**Instructions to follow:** Faithfully return all lines, omitting every embedded picture.

**Dataset extract:**

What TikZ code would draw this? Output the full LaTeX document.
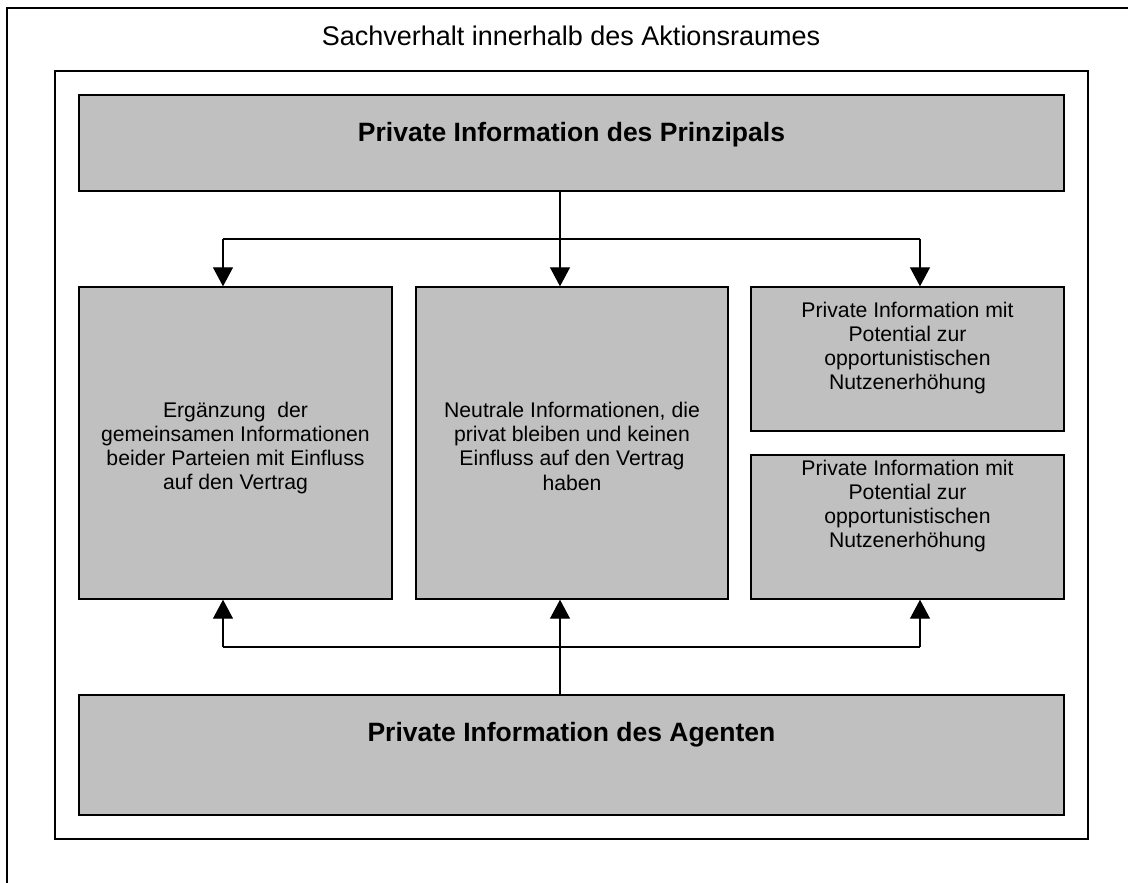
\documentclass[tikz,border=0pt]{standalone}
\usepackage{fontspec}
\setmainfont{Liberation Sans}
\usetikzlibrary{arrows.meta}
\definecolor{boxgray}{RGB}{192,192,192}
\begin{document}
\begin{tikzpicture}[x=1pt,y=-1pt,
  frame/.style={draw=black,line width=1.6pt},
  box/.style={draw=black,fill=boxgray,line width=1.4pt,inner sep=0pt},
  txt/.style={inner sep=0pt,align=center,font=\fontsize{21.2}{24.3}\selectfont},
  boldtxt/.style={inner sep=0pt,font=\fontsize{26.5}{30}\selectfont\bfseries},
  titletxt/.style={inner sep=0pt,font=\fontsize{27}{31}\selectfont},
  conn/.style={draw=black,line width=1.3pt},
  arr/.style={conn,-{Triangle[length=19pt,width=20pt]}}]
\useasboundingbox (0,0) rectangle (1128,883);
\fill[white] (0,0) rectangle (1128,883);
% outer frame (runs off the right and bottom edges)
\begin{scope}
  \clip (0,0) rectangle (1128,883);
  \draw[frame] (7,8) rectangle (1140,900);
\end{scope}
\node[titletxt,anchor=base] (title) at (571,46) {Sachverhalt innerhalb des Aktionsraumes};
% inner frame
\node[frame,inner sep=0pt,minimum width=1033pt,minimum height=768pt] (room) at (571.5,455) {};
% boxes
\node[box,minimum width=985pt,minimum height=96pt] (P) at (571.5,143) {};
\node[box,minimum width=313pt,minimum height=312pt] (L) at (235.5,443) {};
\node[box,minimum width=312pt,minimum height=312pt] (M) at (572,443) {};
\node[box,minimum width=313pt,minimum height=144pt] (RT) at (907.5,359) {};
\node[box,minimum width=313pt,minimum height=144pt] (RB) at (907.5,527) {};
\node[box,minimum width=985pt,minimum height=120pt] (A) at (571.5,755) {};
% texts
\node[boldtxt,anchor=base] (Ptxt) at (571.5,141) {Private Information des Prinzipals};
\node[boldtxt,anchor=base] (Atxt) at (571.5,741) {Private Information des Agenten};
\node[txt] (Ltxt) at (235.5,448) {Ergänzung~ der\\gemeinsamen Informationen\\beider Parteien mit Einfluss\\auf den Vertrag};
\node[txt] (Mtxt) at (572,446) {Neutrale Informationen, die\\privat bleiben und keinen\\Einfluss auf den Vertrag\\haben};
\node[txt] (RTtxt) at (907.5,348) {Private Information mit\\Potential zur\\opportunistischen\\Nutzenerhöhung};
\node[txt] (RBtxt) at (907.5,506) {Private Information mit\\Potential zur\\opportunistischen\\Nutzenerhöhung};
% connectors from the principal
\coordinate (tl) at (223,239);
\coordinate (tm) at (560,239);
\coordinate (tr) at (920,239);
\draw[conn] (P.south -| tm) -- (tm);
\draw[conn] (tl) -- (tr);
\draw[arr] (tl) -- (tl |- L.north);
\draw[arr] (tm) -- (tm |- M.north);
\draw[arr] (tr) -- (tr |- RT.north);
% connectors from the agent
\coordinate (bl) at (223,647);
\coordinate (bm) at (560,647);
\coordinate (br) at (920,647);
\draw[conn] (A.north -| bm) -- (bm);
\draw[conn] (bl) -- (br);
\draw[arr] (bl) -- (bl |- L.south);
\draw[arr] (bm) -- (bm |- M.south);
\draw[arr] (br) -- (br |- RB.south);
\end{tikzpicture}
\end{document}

**Output for this task:**
What TikZ code would draw this? Output the full LaTeX document.
\documentclass[tikz,border=0pt]{standalone}
\usepackage{fontspec}
\setmainfont{Liberation Sans}
\usetikzlibrary{arrows.meta}
\definecolor{boxgray}{RGB}{192,192,192}
\begin{document}
\begin{tikzpicture}[x=1pt,y=-1pt,
  frame/.style={draw=black,line width=1.6pt},
  box/.style={draw=black,fill=boxgray,line width=1.4pt,inner sep=0pt},
  txt/.style={inner sep=0pt,align=center,font=\fontsize{21.2}{24.3}\selectfont},
  boldtxt/.style={inner sep=0pt,font=\fontsize{26.5}{30}\selectfont\bfseries},
  titletxt/.style={inner sep=0pt,font=\fontsize{27}{31}\selectfont},
  conn/.style={draw=black,line width=1.3pt},
  arr/.style={conn,-{Triangle[length=19pt,width=20pt]}}]
\useasboundingbox (0,0) rectangle (1128,883);
\fill[white] (0,0) rectangle (1128,883);
% outer frame (runs off the right and bottom edges)
\begin{scope}
  \clip (0,0) rectangle (1128,883);
  \draw[frame] (7,8) rectangle (1140,900);
\end{scope}
\node[titletxt,anchor=base] (title) at (571,46) {Sachverhalt innerhalb des Aktionsraumes};
% inner frame
\node[frame,inner sep=0pt,minimum width=1033pt,minimum height=768pt] (room) at (571.5,455) {};
% boxes
\node[box,minimum width=985pt,minimum height=96pt] (P) at (571.5,143) {};
\node[box,minimum width=313pt,minimum height=312pt] (L) at (235.5,443) {};
\node[box,minimum width=312pt,minimum height=312pt] (M) at (572,443) {};
\node[box,minimum width=313pt,minimum height=144pt] (RT) at (907.5,359) {};
\node[box,minimum width=313pt,minimum height=144pt] (RB) at (907.5,527) {};
\node[box,minimum width=985pt,minimum height=120pt] (A) at (571.5,755) {};
% texts
\node[boldtxt,anchor=base] (Ptxt) at (571.5,141) {Private Information des Prinzipals};
\node[boldtxt,anchor=base] (Atxt) at (571.5,741) {Private Information des Agenten};
\node[txt] (Ltxt) at (235.5,448) {Ergänzung~ der\\gemeinsamen Informationen\\beider Parteien mit Einfluss\\auf den Vertrag};
\node[txt] (Mtxt) at (572,446) {Neutrale Informationen, die\\privat bleiben und keinen\\Einfluss auf den Vertrag\\haben};
\node[txt] (RTtxt) at (907.5,348) {Private Information mit\\Potential zur\\opportunistischen\\Nutzenerhöhung};
\node[txt] (RBtxt) at (907.5,506) {Private Information mit\\Potential zur\\opportunistischen\\Nutzenerhöhung};
% connectors from the principal
\coordinate (tl) at (223,239);
\coordinate (tm) at (560,239);
\coordinate (tr) at (920,239);
\draw[conn] (P.south -| tm) -- (tm);
\draw[conn] (tl) -- (tr);
\draw[arr] (tl) -- (tl |- L.north);
\draw[arr] (tm) -- (tm |- M.north);
\draw[arr] (tr) -- (tr |- RT.north);
% connectors from the agent
\coordinate (bl) at (223,647);
\coordinate (bm) at (560,647);
\coordinate (br) at (920,647);
\draw[conn] (A.north -| bm) -- (bm);
\draw[conn] (bl) -- (br);
\draw[arr] (bl) -- (bl |- L.south);
\draw[arr] (bm) -- (bm |- M.south);
\draw[arr] (br) -- (br |- RB.south);
\end{tikzpicture}
\end{document}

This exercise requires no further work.